### What you should do:
Where the string "image" occurs in the material below, report the whole line.

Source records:
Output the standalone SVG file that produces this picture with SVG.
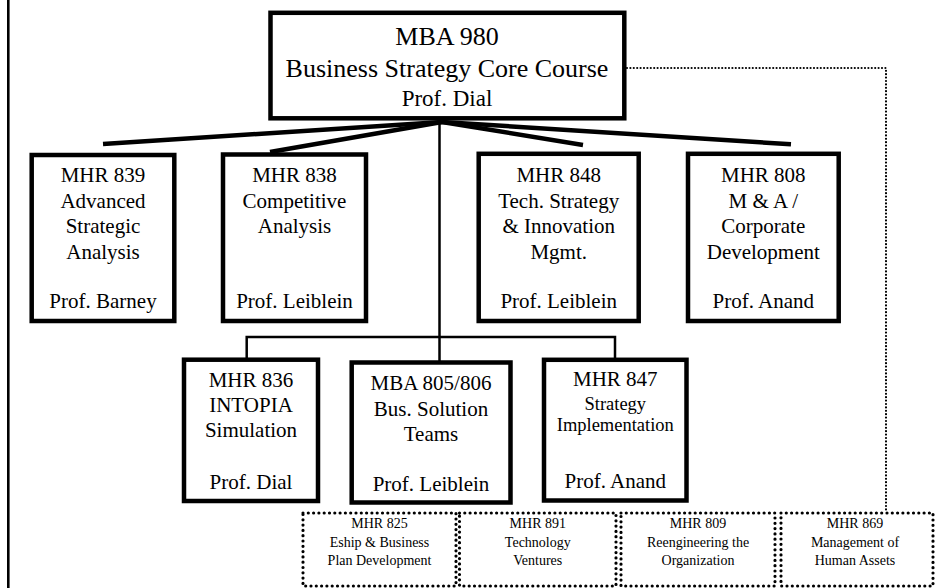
<svg xmlns="http://www.w3.org/2000/svg" width="952" height="588" viewBox="0 0 952 588">
<style>
.box{fill:#fff;stroke:#000;stroke-width:4.5}
.dbox{fill:#fff;stroke:#000;stroke-width:3.2;stroke-dasharray:0 5.3;stroke-linecap:round}
.dline{fill:none;stroke:#000;stroke-width:2.2;stroke-dasharray:0 3.4;stroke-linecap:round}
.thick{fill:none;stroke:#000;stroke-width:4.5}
.thin{fill:none;stroke:#000;stroke-width:2.5}
text{font-family:"Liberation Serif","Times New Roman",serif;fill:#000;text-anchor:middle}
.t{font-size:21px}
.s{font-size:18.5px}
.d{font-size:14px}
</style>
<rect width="952" height="588" fill="#fff"/>
<line x1="8.3" y1="0" x2="8.3" y2="588" stroke="#000" stroke-width="2.6"/>
<g id="connectors">
<line class="thick" x1="442" y1="122" x2="103" y2="144"/>
<line class="thick" x1="442" y1="122" x2="270" y2="152"/>
<line class="thick" x1="442" y1="122" x2="583" y2="145"/>
<line class="thick" x1="442" y1="122" x2="791" y2="144.3"/>
<line class="thin" x1="439.5" y1="121" x2="439.5" y2="361"/>
<polyline class="thin" points="246.7,358 246.7,337 615,337 615,358"/>
<polyline class="dline" points="627,68 886,68 886,511"/>
</g>
<g id="mba980">
<rect class="box" x="270.5" y="12.8" width="353.8" height="105.5"/>
<text x="447" y="45" font-size="26">MBA 980</text>
<text x="447" y="77" font-size="26">Business Strategy Core Course</text>
<text x="447" y="106" font-size="23">Prof. Dial</text>
</g>
<g id="mhr839">
<rect class="box" x="31.7" y="155" width="142.6" height="166"/>
<text class="t" x="103" y="182">MHR 839</text>
<text class="t" x="103" y="207.5">Advanced</text>
<text class="t" x="103" y="233">Strategic</text>
<text class="t" x="103" y="258.5">Analysis</text>
<text class="t" x="103" y="308">Prof. Barney</text>
</g>
<g id="mhr838">
<rect class="box" x="223" y="154.5" width="143" height="166.5"/>
<text class="t" x="294.5" y="182">MHR 838</text>
<text class="t" x="294.5" y="207.5">Competitive</text>
<text class="t" x="294.5" y="233">Analysis</text>
<text class="t" x="294.5" y="308">Prof. Leiblein</text>
</g>
<g id="mhr848">
<rect class="box" x="478.7" y="153.8" width="160" height="167.2"/>
<text class="t" x="558.7" y="182">MHR 848</text>
<text class="t" x="558.7" y="207.5">Tech. Strategy</text>
<text class="t" x="558.7" y="233">&amp; Innovation</text>
<text class="t" x="558.7" y="258.5">Mgmt.</text>
<text class="t" x="558.7" y="308">Prof. Leiblein</text>
</g>
<g id="mhr808">
<rect class="box" x="688" y="153.8" width="150.7" height="167.2"/>
<text class="t" x="763.3" y="182">MHR 808</text>
<text class="t" x="763.3" y="207.5">M &amp; A /</text>
<text class="t" x="763.3" y="233">Corporate</text>
<text class="t" x="763.3" y="258.5">Development</text>
<text class="t" x="763.3" y="308">Prof. Anand</text>
</g>
<g id="mhr836">
<rect class="box" x="184" y="359.7" width="134" height="141.3"/>
<text class="t" x="251" y="387.3">MHR 836</text>
<text class="t" x="251" y="412">INTOPIA</text>
<text class="t" x="251" y="437">Simulation</text>
<text class="t" x="251" y="489.3">Prof. Dial</text>
</g>
<g id="mba805">
<rect class="box" x="351.7" y="362.5" width="158.8" height="140"/>
<text class="t" x="431" y="390">MBA 805/806</text>
<text class="t" x="431" y="415.5">Bus. Solution</text>
<text class="t" x="431" y="440.7">Teams</text>
<text class="t" x="431" y="490.7">Prof. Leiblein</text>
</g>
<g id="mhr847">
<rect class="box" x="544" y="359.8" width="142.5" height="140.7"/>
<text class="t" x="615.3" y="386">MHR 847</text>
<text class="s" x="615.3" y="410">Strategy</text>
<text class="s" x="615.3" y="430.7">Implementation</text>
<text class="t" x="615.3" y="488.3">Prof. Anand</text>
</g>
<g id="mhr825">
<rect class="dbox" x="303" y="513" width="153" height="73"/>
<text class="d" x="379.5" y="528.3">MHR 825</text>
<text class="d" x="379.5" y="546.5">Eship &amp; Business</text>
<text class="d" x="379.5" y="565">Plan Development</text>
</g>
<g id="mhr891">
<rect class="dbox" x="459.5" y="513" width="156.5" height="73"/>
<text class="d" x="537.8" y="528.3">MHR 891</text>
<text class="d" x="537.8" y="546.5">Technology</text>
<text class="d" x="537.8" y="565">Ventures</text>
</g>
<g id="mhr809">
<rect class="dbox" x="621" y="513" width="154" height="73"/>
<text class="d" x="698" y="528.3">MHR 809</text>
<text class="d" x="698" y="546.5">Reengineering the</text>
<text class="d" x="698" y="565">Organization</text>
</g>
<g id="mhr869">
<rect class="dbox" x="781" y="513" width="152" height="73"/>
<text class="d" x="855" y="528.3">MHR 869</text>
<text class="d" x="855" y="546.5">Management of</text>
<text class="d" x="855" y="565">Human Assets</text>
</g>
</svg>
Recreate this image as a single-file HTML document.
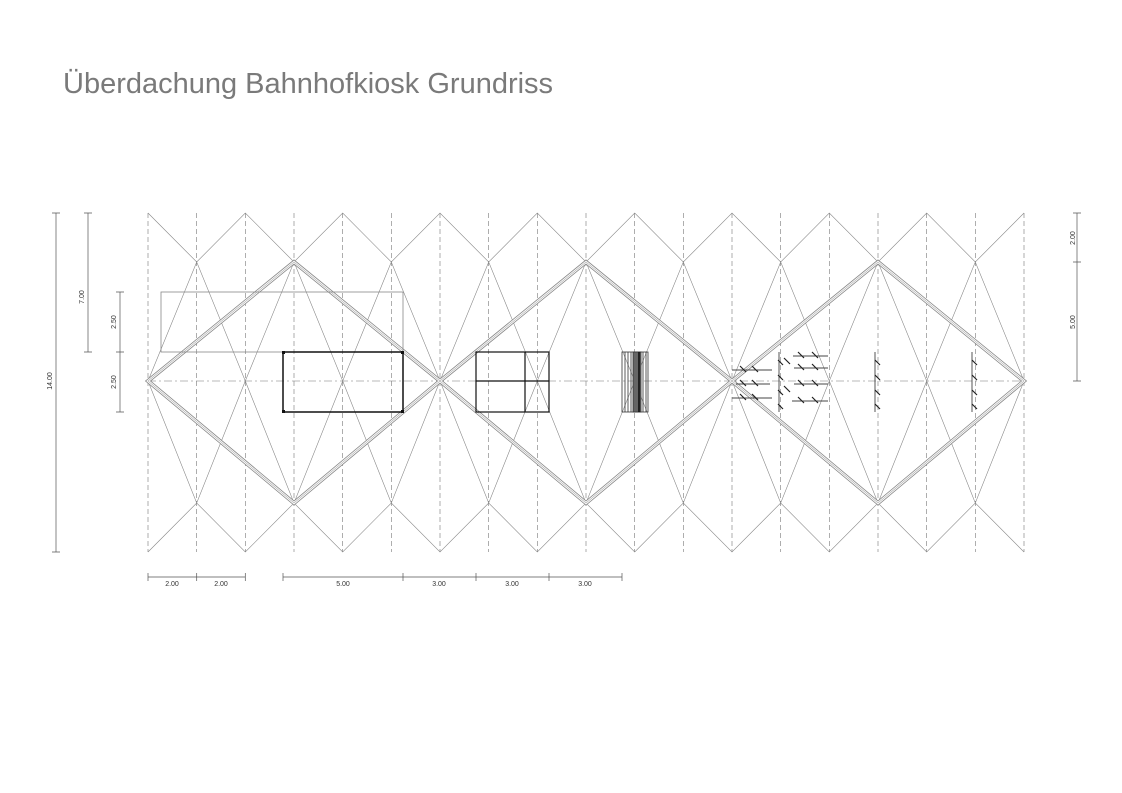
<!DOCTYPE html>
<html><head><meta charset="utf-8"><style>
html,body{margin:0;padding:0;background:#fff;}
svg{display:block}
</style></head><body>
<svg width="1122" height="793" viewBox="0 0 1122 793" xmlns="http://www.w3.org/2000/svg" font-family="Liberation Sans, sans-serif">
<text x="63" y="93" font-size="29" fill="#7a7a7a">Überdachung Bahnhofkiosk Grundriss</text>
<g stroke="#777" stroke-width="0.6" fill="none" stroke-dasharray="5,3">
<path d="M148 213V552M196.7 213V552M245.3 213V552M294 213V552M342.7 213V552M391.3 213V552M440 213V552M488.7 213V552M537.3 213V552M586 213V552M634.7 213V552M683.3 213V552M732 213V552M780.7 213V552M829.3 213V552M878 213V552M926.7 213V552M975.3 213V552M1024 213V552"/>
<path d="M148 381H1024" stroke-dasharray="8,3,2,3"/>
</g>
<g stroke="#888" stroke-width="0.6" fill="none">
<polyline points="148,213 196.7,262 245.3,213 294,262 342.7,213 391.3,262 440,213 488.7,262 537.3,213 586,262 634.7,213 683.3,262 732,213 780.7,262 829.3,213 878,262 926.7,213 975.3,262 1024,213"/>
<polyline points="148,552 196.7,503 245.3,552 294,503 342.7,552 391.3,503 440,552 488.7,503 537.3,552 586,503 634.7,552 683.3,503 732,552 780.7,503 829.3,552 878,503 926.7,552 975.3,503 1024,552"/>
<polyline points="148,381 196.7,262 245.3,381 294,262 342.7,381 391.3,262 440,381 488.7,262 537.3,381 586,262 634.7,381 683.3,262 732,381 780.7,262 829.3,381 878,262 926.7,381 975.3,262 1024,381"/>
<polyline points="148,381 196.7,503 245.3,381 294,503 342.7,381 391.3,503 440,381 488.7,503 537.3,381 586,503 634.7,381 683.3,503 732,381 780.7,503 829.3,381 878,503 926.7,381 975.3,503 1024,381"/>
</g>
<g fill="none">
<path id="d" d="M148 381L294 262L440 381L294 503ZM440 381L586 262L732 381L586 503ZM732 381L878 262L1024 381L878 503Z" stroke="#888" stroke-width="4"/>
<path d="M148 381L294 262L440 381L294 503ZM440 381L586 262L732 381L586 503ZM732 381L878 262L1024 381L878 503Z" stroke="#fff" stroke-width="2.4"/>
<path d="M148 381L294 262L440 381L294 503ZM440 381L586 262L732 381L586 503ZM732 381L878 262L1024 381L878 503Z" stroke="#aaa" stroke-width="0.6"/>
</g>
<rect x="161" y="292" width="242" height="60" fill="none" stroke="#888" stroke-width="0.8"/>
<rect x="283" y="352" width="120" height="60" fill="none" stroke="#111" stroke-width="1.5"/>
<g fill="#111"><rect x="282" y="351" width="3" height="3"/><rect x="401" y="351" width="3" height="3"/><rect x="282" y="410" width="3" height="3"/><rect x="401" y="410" width="3" height="3"/></g>
<g fill="none" stroke="#111" stroke-width="1.2">
<rect x="476" y="352" width="73" height="60"/>
<path d="M476 381H549M525 352V412"/>
</g>
<g stroke="#333" stroke-width="0.8">
<rect x="622" y="352" width="26" height="60" fill="none"/>
<path d="M625 352V412M628 352V412M631 352V412M634 352V412M637 352V412M640 352V412M643 352V412M646 352V412"/>
<rect x="633" y="352" width="8" height="60" fill="#666"/>
<path d="M639 352V412" stroke-width="1.6" stroke="#111"/>
</g>
<g stroke="#444" stroke-width="0.9" fill="none">
<path d="M732 370H772M736 384H770M732 398H772M793 356H828M794 368H828M794 384H828M792 401H828"/>
<path d="M779 352V412M875 352V412M972 352V412"/>
</g>
<g stroke="#222" stroke-width="1.2">
<path d="M740 366l6 6M740 380l6 6M740 394l6 6M752 366l6 6M752 380l6 6M752 394l6 6M784 358l6 6M784 386l6 6M798 352l6 6M798 364l6 6M798 380l6 6M798 397l6 6M812 352l6 6M812 364l6 6M812 380l6 6M812 397l6 6M778 360l5 5M778 375l5 5M778 390l5 5M778 404l5 5M875 360l5 5M875 375l5 5M875 390l5 5M875 404l5 5M972 360l5 5M972 375l5 5M972 390l5 5M972 404l5 5"/>
</g>
<g stroke="#555" stroke-width="0.7" fill="none">
<path d="M56 213V552M52 213H60M52 552H60"/>
<path d="M88 213V352M84 213H92M84 352H92"/>
<path d="M120 292V412M116 292H124M116 352H124M116 412H124"/>
<path d="M1077 213V381M1073 213H1081M1073 262H1081M1073 381H1081"/>
<path d="M148 577H245M148 573V581M196.7 573V581M245.3 573V581"/>
<path d="M283 577H622M283 573V581M403 573V581M476 573V581M549 573V581M622 573V581"/>
</g>
<g font-size="7" fill="#333" text-anchor="middle">
<text transform="translate(52,381) rotate(-90)">14.00</text>
<text transform="translate(84,297) rotate(-90)">7.00</text>
<text transform="translate(116,322) rotate(-90)">2.50</text>
<text transform="translate(116,382) rotate(-90)">2.50</text>
<text transform="translate(1075,238) rotate(-90)">2.00</text>
<text transform="translate(1075,322) rotate(-90)">5.00</text>
<text x="172" y="586">2.00</text>
<text x="221" y="586">2.00</text>
<text x="343" y="586">5.00</text>
<text x="439" y="586">3.00</text>
<text x="512" y="586">3.00</text>
<text x="585" y="586">3.00</text>
</g>
</svg>
</body></html>
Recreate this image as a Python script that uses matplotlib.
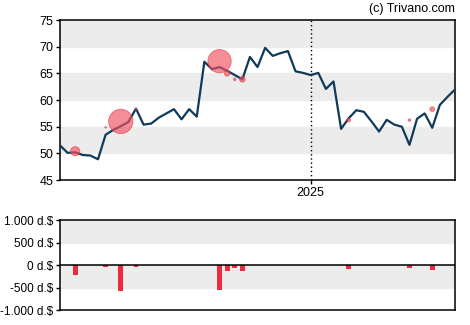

### The reply:
Recreate this image as a single-file HTML document.
Recreate this image as a Python script that uses matplotlib.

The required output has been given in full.